Supervisor Carmen Chu

This scowl is particular for the sturdy Sean Elsbernd. He sits opposite, physically and politically, looking like an overgrown schoolboy in his loose blue suit. Hand’s stuffed in his pockets, he gets up to shuffle around restlessly, a hint of playfulness, of cheekiness, still hiding in his youthful face.

Supervisor Sean Elsbernd

The bulk of Jake McGoldrick comes and slumps in the chair next to him, golden strands of hair stretched across his bald patch. Like an oil prospector in his sandy colored suit. Nearby, Amiano leans back comfortably, used to the politician’s role now. His body exudes casualness. His dark blue blazer makes him look like an aging partygoer. An earring twinkles his more exuberant side.

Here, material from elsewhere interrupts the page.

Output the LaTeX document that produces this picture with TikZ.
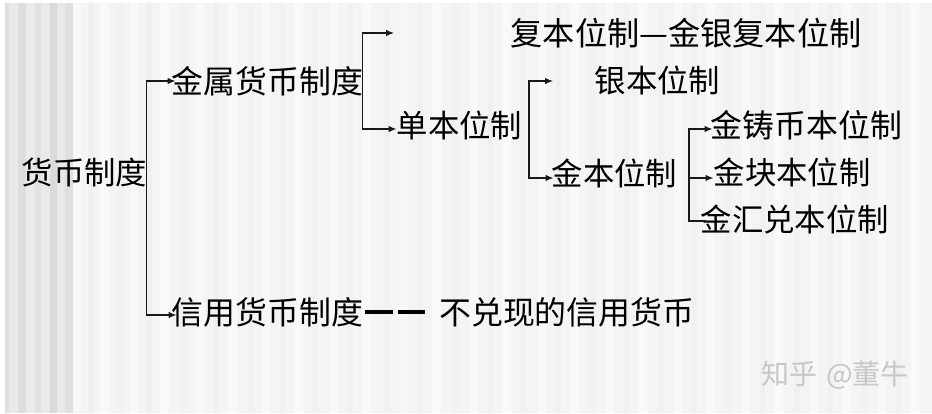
\documentclass[tikz,border=0pt]{standalone}
\usepackage{fontspec}
\setmainfont{Noto Sans CJK SC}
\usetikzlibrary{arrows.meta}
\tikzset{
  x=1pt,y=-1pt,
  lbl/.style={anchor=west,inner sep=0pt,text=black,font=\fontsize{31.4}{32}\selectfont},
  lblb/.style={lbl,font=\fontsize{31.9}{32}\selectfont},
  conn/.style={line width=1.1pt,draw=black!90},
  arr/.style={conn,-{Latex[length=8pt,width=6.5pt]}},
  bigdash/.style={line width=3.6pt,draw=black}
}
\definecolor{bgbase}{HTML}{F4F4F4}
\begin{document}
\begin{tikzpicture}
\useasboundingbox (0,0) rectangle (932,413);
\fill[white] (0,0) rectangle (932,413);
\fill[bgbase] (5,3) rectangle (932,413);
% stripes
\foreach \xs/\w/\c in {73/8/F8,88/6/F0,100/9/F9,118/5/F1,130/8/F8,146/6/F0,160/9/F9,180/6/F1,196/8/F8,214/5/F0,228/9/F9,248/6/F1,262/8/F8,280/5/F0,294/9/F9,312/6/F1,330/8/F8,348/5/F0,362/9/F9,384/6/F1,400/8/F8,418/5/F0,432/9/F9,452/6/F1,470/8/F8,488/5/F0,502/9/F9,520/6/F1,538/8/F8,556/5/F0,570/9/F9,590/6/F1,606/8/F8,624/5/F0,638/9/F9,658/6/F1,674/8/F8,692/5/F0,706/9/F9,726/6/F1,742/8/F8,760/5/F0,774/9/F9,794/6/F1,810/8/F8,828/5/F0,842/9/F9,862/6/F1,878/8/F8,896/5/F0,910/9/F9}{
  \definecolor{st}{HTML}{\c\c\c}
  \fill[st] (\xs,3) rectangle ++(\w,410);
}
\foreach \xs/\w/\c in {5/4/DF,9/9/E9,18/8/DD,26/9/EA,35/6/E1,41/9/EA,50/7/DA,57/8/E8,65/8/DF}{
  \definecolor{st}{HTML}{\c\c\c}
  \fill[st] (\xs,3) rectangle ++(\w,410);
}
% labels
\node[lbl]  (root)   at (21.5,172)  {货币制度};
\node[lblb] (metal)  at (171.5,81)  {金属货币制度};
\node[lblb] (credit) at (171.5,312) {信用货币制度};
\node[lblb] (fiat)   at (439,312) {不兑现的信用货币};
\node[anchor=west,inner sep=0pt,text=black,font=\fontsize{32.2}{32}\selectfont] (bimet)  at (510.5,33)  {复本位制—金银复本位制};
\node[lbl]  (silver) at (594.5,80)  {银本位制};
\node[lbl]  (mono)   at (396.5,125) {单本位制};
\node[lbl]  (gold)   at (551.5,173) {金本位制};
\node[lblb] (coin)   at (710.5,125) {金铸币本位制};
\node[lbl]  (bull)   at (713.5,172) {金块本位制};
\node[lbl]  (excg)   at (700.5,219) {金汇兑本位制};
\node[text=black!22,anchor=west,inner sep=0pt,font=\fontsize{28}{28}\selectfont] (mark) at (761,375) {知乎\hspace{3pt} @董牛};
% free ends
\coordinate (bimetEnd) at (394,33);
\coordinate (silverEnd) at (553,81);
\coordinate (monoOut) at (529,129);
\coordinate (goldOut) at (689,178);
\coordinate (rootOut) at ([xshift=-1pt]root.east);
\coordinate (metalOut) at ([xshift=-1pt]metal.east);
% connectors
\draw[arr] (rootOut) |- ([xshift=4pt]metal.west);
\draw[arr] (rootOut) |- ([xshift=5pt,yshift=-3pt]credit.west);
\draw[arr] (metalOut) |- (bimetEnd);
\draw[arr] (metalOut) |- ([yshift=-4pt]mono.west);
\draw[arr] (monoOut) |- (silverEnd);
\draw[arr] (monoOut) |- ([xshift=2pt,yshift=-5pt]gold.west);
\draw[arr] (goldOut) |- ([xshift=2pt,yshift=-4pt]coin.west);
\draw[arr] (goldOut) -- (goldOut -| bull.west);
\draw[conn] (goldOut) |- ([xshift=5pt,yshift=-2pt]excg.west);
\draw[bigdash] ([xshift=2pt]credit.east) -- ++(28,0);
\draw[bigdash] ([xshift=35pt]credit.east) -- ++(27,0);
\end{tikzpicture}
\end{document}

Supervisor Jake McGoldrick

Supervisor Tom Ammiano

People are still shuffling in, still greeting each other loudly, but the huge animal of democracy is already leaping forwards. I have to lean in closer to hear as the clerk’s murmured voice races through the first items. Numbers 1 to 16 are dispatched in a single clack of the hammer. The next item is read quickly and voted on: Supervisor Sandoval? “Ay” Supervisor Maxwell? “Nay” Supervisor Chu? “Ay” etc…Everything moves so fast. Each of these points is something real being debated, some law that can impact hundreds of people’s lives. I worry that it is too fast. There is so much to decide though. If you want a democracy that embraces everything, perhaps this speed is necessary?

Like the clack-clack of a train, the meeting surges on with this insistent rhythm. Then suddenly things stop as one of the supervisors chooses to speak on an issue. This is perhaps the real magic of democracy – the potential for human feelings to influence things by arguing passionately for their beliefs. Sandoval stands and makes a clipped objection to CCTV funding. Mirikarimi rises in response, standing powerfully straight, his crisp, persuasive words like a solo in the meeting's symphony.

After this brief interlude, the rhythm resumes again. As points are raised, Supervisors get up and pace around, talking to each other, leaning over to greet people in the press, leaving the room for a while and then returning later. I watch as some tourists come into the public gallery and pose for photos. There is a sense of great comfort in the functioning of democracy here. I wonder if there is perhaps too much complacency at times, standing in the way of effective decision making.

In the middle of the meeting, the supervisors hear an account of the investigation into a recent oil spill. A short stocky man comes to the microphone, adopting a tone of frankness as he twists and euphemizes mistakes. His words rush out in a long, smooth flow, relaying every detail of the report. This is a culture of accountability, where every detail must be dwelled upon, everybody’s roles questioned, all the mistakes ringed in heavy red for everybody to see. Yet I sense that few of the supervisors are really listening. The speech keeps going as eyelids slide down, chins drop into palms, and people get up to stretch stiffened limbs.

Finally it’s time for the lobbyists – that powerful part of democratic process that gives a voice directly to the people. An Indian man - a regular here – stands to speak, staring forward at the supervisors with intent white eyes. His speech starts slow, but builds into an impassioned plea, its polished rhetorical phrases carefully practiced. He begins a series of stepped phrases to the climax, but then the buzzer sounds, slicing the head off his rearing argument. This is the contradiction of this great democratic ideal. If everyone is allowed to speak, then each person will have too little time to say anything.

Next is a Middle Eastern man whose curled grey hair is pulled tightly back accentuating his fierce expression. Eyes stare out from sagging skin that’s overgrown with a ragged grey beard. Leaning forward, he growls at the supervisors, his rough tone and accent making it hard to understand what he means. He is speaking about a church where he helps the homeless. Suddenly he pulls a tattered blanket out, light pushing through its many holes. This is all the government gives to help him, he shouts accusingly, and I feel a wave of pity. But I see that the supervisors are hardly listening now. It is late in the afternoon and the ‘serious’ agenda is complete.

There feels something wrong in this; that these leaders of the people are too tired by bigger business to hear the plight of these people. That because the issue comes in such antic form, instead of a written memo, it no longer has weight as political business.

Overall, my visit to City Hall has shown me the great energy that democracy has in practice, but also the ways in which practicality and casualness might damage its ideals.